Graham Greene's Getting to Know the General
I read Graham Green’s Getting to the Know the General: The Story of an Involvement. It is a highly laudatory and quite quirky view of Panama under Omar Torrijos, who invited Greene (then in his 70s) to visit several times and brought him along to the Panama Canal Treaty signing ceremony in DC. One thing I appreciate about reading Greene’s various treatments of Latin America is that a non-Western Hemisphere viewpoint is not so common.* I would put it on my sidebar, but apparently Amazon doesn’t even have an official image for it.
He spends most of his time with a trusted Torrijos aide named Chuchu, and essentially they careen across the country, with short forays into Belize (Greene is not even entirely sure why Torrijos sent him there), Nicaragua and Cuba, meeting a wide variety of people. What he finds is a moderate leftist populism, though he doesn’t like calling it that.
Some of the populism seems almost mean spirited, as Torrijos listens to the demands of yucca farmers for better wages. He had already decided to raise their wages, “All the same, he added, he would keep the peasants guessing for a while—for his amusement and theirs” (p. 75). That is not the “social democracy” Greene keeps claiming Torrijos practices, which he also calls “direct democracy.”
“To me it seemed that the General was practicing a direct form of democracy, though the General’s enemies would have called him a populist, a word which is now commonly misemployed and used as a sneer” (p. 106). He bases this on the fact that his Oxford Dictionary’s definitions don’t jibe with what in fact everyone else agrees is populism. Nonetheless, someone who at one point labeled himself the “Maximum Leader” and was never elected can hardly be called democratic. It is, however, certainly preferable to Manuel Noriega.
If there is one thing we learn about Graham Greene, it’s that he loves his cocktails. He writes repeatedly about sucking down rum punches, and complains when he finds himself at lunches where only water is served. After any teetotaling lunch he then must go find some rum punch. On one of his later trips, he is distressed to find that the bar where he got the best rum punches had become a bank. No alcohol at lunch was simply uncivilized.
*Along these lines, not long ago I started reading Spanish author Manuel Vázquez Montalban’s The Buenos Aires Quintet, a novel centered on the effects of Argentina’s Dirty War, but found it too wandering and uninteresting to finish.
4 comments:
Some of the populism seems almost mean spirited, as Torrijos listens to the demands of yucca farmers for better wages.

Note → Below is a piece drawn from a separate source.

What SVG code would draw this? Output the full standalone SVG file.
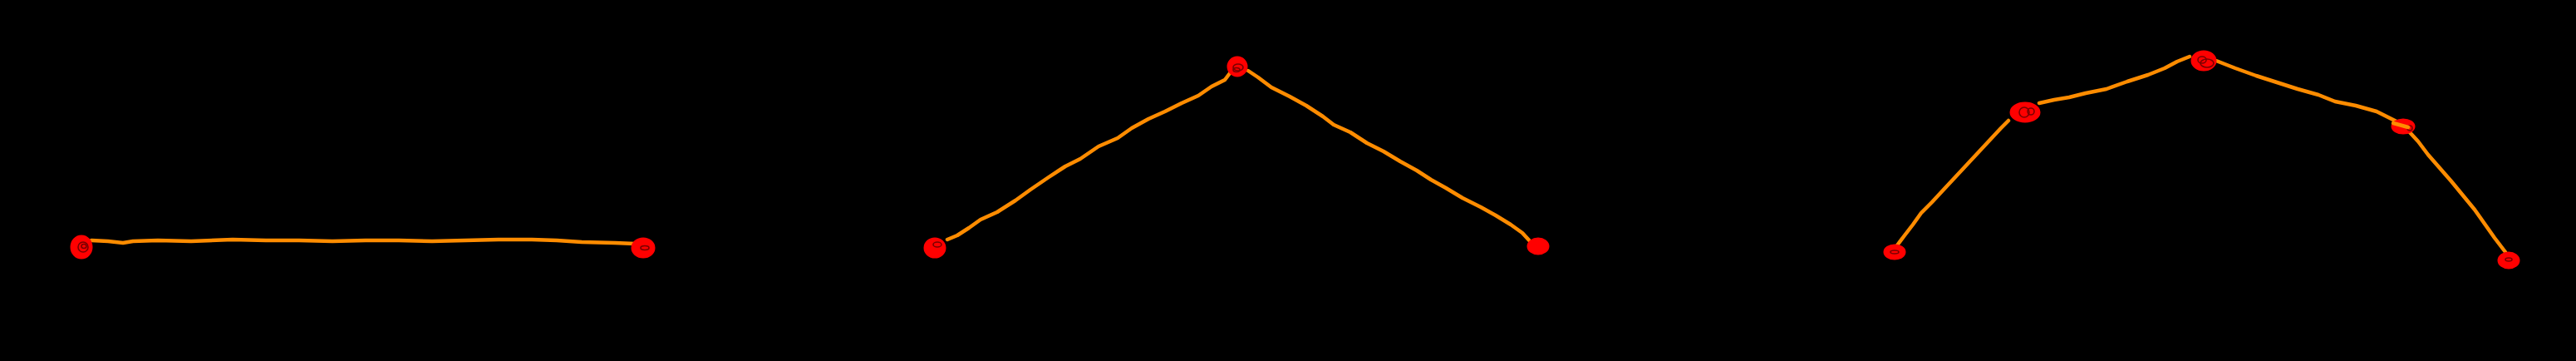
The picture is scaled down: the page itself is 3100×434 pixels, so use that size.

He had already decided to raise their wages, “All the same, he added, he would keep the peasants guessing for a while—for his amusement and theirs” (p. 75). That is not the “social democracy” Greene keeps claiming Torrijos practices, which he also calls “direct democracy.”
By that definition, there's never been a statesman or company executive in the world that wasn't "mean spirited." Governments and private sectors invariably keep workers guessing in the process of wage negotiations. If there wasn't a component of uncertainty, we wouldn't call them negotiations. In the process of bargaining, no state wants to appear as if it will give workers whatever they want because that would set off spiraling wage demands across the board.
So to single out Torrijos on this score strikes me as a little odd.
Out of curiosity, what does Greene have to say about Torrijos' death? Accident or conspiracy?
He thought accident, or at least says the evidence he heard about murder is "flimsy." But he also had a favorable view of Noriega, thinking him along the same lines as Torrijos.
I know a guy who was a US intelligence officer in Panama in the 70's. He knew Noriega pretty well and thinks he was behind Torrijos' death.